Major Authors, 1789-1890: William Blake
Major Authors, 1789-1890: William Blake
In this class we will read all the major works of William Blake, from Songs of Innocence and Experience (1794) through Jerusalem (1820). Epic in length and cosmic in scope, Jerusalem developed over sixteen years as Blake was creating his own mythology. It is fitting that one of the best-known quotations from this poem is often attributed to Blake himself, although the words are actually uttered by Los, the character in his mythology associated with human creativity: “I must Create a System, or be enslav'd by another Mans / I will not Reason & Compare: my business is to Create.” Blake is one of the great system-builders of English poetry, and sometimes he can be as inaccessible as the philosopher Hegel.

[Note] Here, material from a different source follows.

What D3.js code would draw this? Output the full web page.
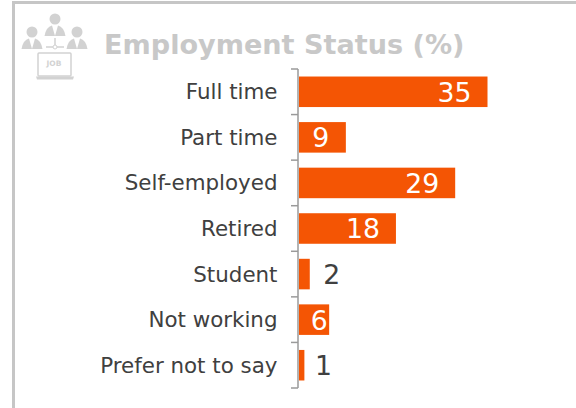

But he is also the author of some of the simplest, most beautiful lyric poems in the language. Blake was many things: a precocious artist and fierce critic of the art world; a professional engraver; a hugely prolific poet, painter, and printmaker; the inventor of a new method of “illuminated printing”; a passionate religious and political dissenter; a devoted friend and mentor; and a visionary who struggled all his life in poverty and obscurity. We will read his poetry in light of the contexts--fashionable poetry of the day, royal proclamations, polemical pamphlets, natural history--that make its historical meanings clear. We will study Blake's relationship to artistic practice through some of the texts associated with his pictures and exhibitions and through his technique of illuminated printing. We will also consider his relationship to the publishing world through readings from Mary Wollstonecraft, Erasmus Darwin, and other writers connected to Blake through his professional life. In addition to engaging in close reading and discussion and writing research papers, students will also have the option of creating digital projects that respond to the complex interaction of word and image in Blake's work.